The claim that tropical cyclone activity has some how increased due to “climate change” is simply false…..
M. Chenoweth, D. Divine. Tropical cyclones in the Lesser Antilles: descriptive statistics and historical variability in cyclone energy, 1638–2009. Climatic Change, August 2012, Volume 113, Issue 3-4, pp 583-598.

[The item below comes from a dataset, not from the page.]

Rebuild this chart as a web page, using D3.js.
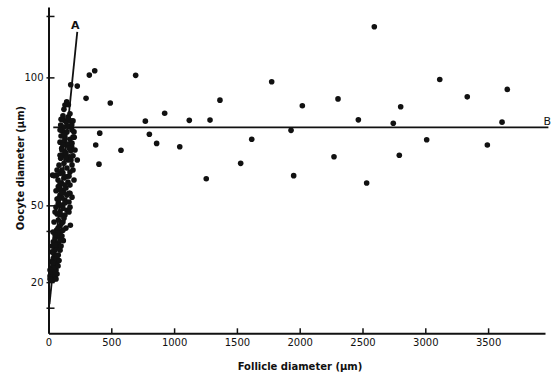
<!DOCTYPE html>
<html>
<head>
<meta charset="utf-8">
<script src="https://cdn.jsdelivr.net/npm/d3@7"></script>
<style>
  body { margin: 0; background: #fff; }
  svg text { font-family: "DejaVu Sans", sans-serif; fill: #111; }
</style>
</head>
<body>
<div class="chart"></div>
<script>
// Small follicles: the dense band along line A (follicle um, oocyte um)
const smallFollicle = [145,131,123,118,139,177,97,166,185,110,203,131,171,118,145,185,105,131,177,113,166,158,158,
  97,123,65,92,139,105,78,118,171,92,131,78,113,92,131,78,105,65,97,52,86,118,65,52,
  38,78,52,78,38,65,33,60,25,52,25,
  155,187,147,107,171,123,155,76,139,92,147,107,163,68,115,147,60,100,68,123,44,92,139,76,36,107,
  68,28,92,44,60,20,84,44,12,68,36,12,36,60,
  147,100,155,92,123,195,139,107,195,84,171,203,60,123,163,187,195,155,195,100,147,123,187,46,33,
  177,229,205,229,174,163,
  115,163,211,92,139,179,68,115,163,92,131,107,84,131,171,
  92,52,115,76,115,52,92,52,100,28,68,36,76,28,52,12,
  115,171,92,187];
const smallOocyte = [90.5,89.2,87.5,83.3,82.7,83.0,81.4,80.7,81.4,79.1,78.7,76.2,75.8,74.8,73.6,72.9,72.3,70.9,71.3,69.6,69.0,89.3,84.6,
  68.4,66.4,61.8,62.5,61.2,58.6,57.3,56.0,54.7,54.0,52.1,50.8,50.1,47.5,46.2,44.3,43.0,40.3,39.7,37.1,37.7,36.2,35.2,33.2,
  35.8,35.2,32.5,30.6,29.3,27.3,26.0,24.7,23.4,22.1,20.8,
  67.7,65.8,64.6,63.8,63.0,60.7,59.1,59.9,56.8,56.0,54.0,52.9,51.3,52.5,48.9,48.1,49.3,46.2,46.6,45.0,43.5,42.0,41.1,39.2,39.6,38.0,
  33.7,34.1,32.5,31.0,29.0,27.9,28.4,25.5,24.7,23.2,22.0,22.4,20.8,21.2,
  78.7,77.1,73.9,74.7,77.8,76.7,68.5,71.6,69.4,65.7,57.9,59.9,55.7,54.8,47.4,53.2,63.8,84.1,83.0,83.6,81.0,80.6,74.3,61.6,61.8,
  97.1,96.6,76.6,67.7,42.2,54.7,
  73.6,72.4,71.6,69.6,70.4,67.7,63.8,62.6,61.4,58.7,57.9,54.8,52.9,50.9,49.3,
  50.1,47.4,43.5,41.1,40.3,38.4,36.4,34.5,34.1,31.8,30.2,27.5,26.3,23.9,23.9,21.2,
  85.0,85.8,79.4,79.4];

// Large follicles: the scattered plateau points
const largeFollicle = [299,325,368,408,376,402,492,577,694,771,803,
  861,925,1045,1121,1256,1286,1365,1530,1618,1777,1931,1952,2021,2273,2305,2467,2533,2594,
  2745,2793,2804,3011,3115,3334,3494,3611,3653];
const largeOocyte = [91.8,100.9,102.6,78.2,73.6,66.1,90.0,71.5,100.8,82.9,77.8,
  74.2,86.0,72.9,83.2,60.4,83.3,91.1,66.4,75.8,98.3,79.3,61.6,88.9,69.0,91.6,83.4,58.7,119.8,
  82.1,69.6,88.5,75.6,99.2,92.4,73.6,82.5,95.3];

// Fitted lines
const lineA = [[8, 11.4], [229, 117.8]];
const lineB = [[38, 80.5], [3980, 80.5]];

const xTicks = [0, 500, 1000, 1500, 2000, 2500, 3000, 3500];
const yTicks = [10, 20, 40, 50, 100, 124];
const yTickLabels = [20, 50, 100];

const left_padding = 48.5;
const top_padding = 7;
const width = 496.5;
const height = 326.3;

const svg = d3.select(".chart").append("svg")
  .attr("width", 555)
  .attr("height", 380);
const g = svg.append("g").attr("transform", `translate(${left_padding},${top_padding})`);

const x = d3.scaleLinear().domain([0, 3953]).range([0, width]);
const y = d3.scaleLinear().domain([0, 127.5]).range([height, 0]);

// x-axis
const xaxis = g.append("g")
  .attr("transform", `translate(0,${height})`)
  .call(d3.axisBottom(x).tickValues(xTicks).tickFormat(d3.format("d"))
    .tickSize(-5).tickPadding(6).tickSizeOuter(0));
xaxis.select(".domain").attr("stroke", "#111").attr("stroke-width", 2);
xaxis.selectAll(".tick line").attr("stroke", "#111").attr("stroke-width", 1.5);
xaxis.selectAll("text").style("font-size", "10px").style("fill", "#111");

// y-axis
const yaxis = g.append("g")
  .call(d3.axisLeft(y).tickValues(yTicks).tickSize(-6).tickPadding(5).tickSizeOuter(0)
    .tickFormat(d => yTickLabels.indexOf(d) > -1 ? d : ""));
yaxis.select(".domain").attr("stroke", "#111").attr("stroke-width", 2);
yaxis.selectAll(".tick line").attr("stroke", "#111").attr("stroke-width", 1.5).attr("x1", -2);
yaxis.selectAll("text").style("font-size", "10px").style("fill", "#111");

// Axis labels
svg.append("text")
  .attr("transform", `translate(24,168) rotate(-90)`)
  .style("text-anchor", "middle")
  .style("font-size", "10px")
  .style("font-weight", "bold")
  .text("Oocyte diameter (\u00b5m)");
svg.append("text")
  .attr("x", 300)
  .attr("y", 370)
  .style("text-anchor", "middle")
  .style("font-size", "10px")
  .style("font-weight", "bold")
  .text("Follicle diameter (\u00b5m)");

// Lines A and B
const line = d3.line().x(d => x(d[0])).y(d => y(d[1]));
g.append("path").attr("d", line(lineA)).attr("stroke", "#111").attr("stroke-width", 1.8).attr("fill", "none");
g.append("path").attr("d", line(lineB)).attr("stroke", "#111").attr("stroke-width", 1.8).attr("fill", "none");

g.append("text")
  .attr("x", x(lineA[1][0]) - 2)
  .attr("y", y(lineA[1][1]) - 3)
  .style("text-anchor", "middle")
  .style("font-size", "11px")
  .style("font-weight", "bold")
  .text("A");
g.append("text")
  .attr("x", x(lineB[1][0]) - 1)
  .attr("y", y(lineB[1][1]) - 2)
  .style("text-anchor", "middle")
  .style("font-size", "11px")
  .text("B");

// Points
const points = [];
smallFollicle.forEach((f, i) => points.push([f, smallOocyte[i]]));
largeFollicle.forEach((f, i) => points.push([f, largeOocyte[i]]));
g.append("g").selectAll("circle")
  .data(points)
  .enter()
  .append("circle")
    .attr("cx", d => x(d[0]))
    .attr("cy", d => y(d[1]))
    .attr("r", 2.8)
    .attr("fill", "#111");
</script>
</body>
</html>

The history of tropical cyclone activity in the Lesser Antilles since 1638 is described using a recently created data set first described in Chenoweth and Divine (Geochem Geophys Geosyst 9: Q08013, 2008). We examine through descriptive statistics the seasonality of tropical cyclones in the Lesser Antilles for tropical depressions, tropical storms and hurricanes since 1690 and for hurricanes only since 1638. In addition, the maximum estimated wind speed (expressed in knots) (Vmax2) for each tropical cyclone passing through 61.5°W is used to produce “Lesser Antilles accumulated Cyclone Energy” (LACE) for each year along the 61.5°W meridian. LACE is positively correlated with basin-wide Accumulated Cyclone Energy (ACE) since 1899 with the highest correlations from 10 to 25°N. There is no evidence of long-term trend in LACE, which is in accord with previously-documented absence of long-term trends in the numbers of tropical cyclones passing through the Lesser Antilles. There is pronounced ~50–70 year variability in LACE from 18 to 25°N most likely associated with multi-decadal variations in the North Atlantic sea surface temperature. The LACE variations at the shorter time scales of ~3 to 8 years are coherent with correspondent fluctuations in ENSO with its effect more pronounced at lower latitudes.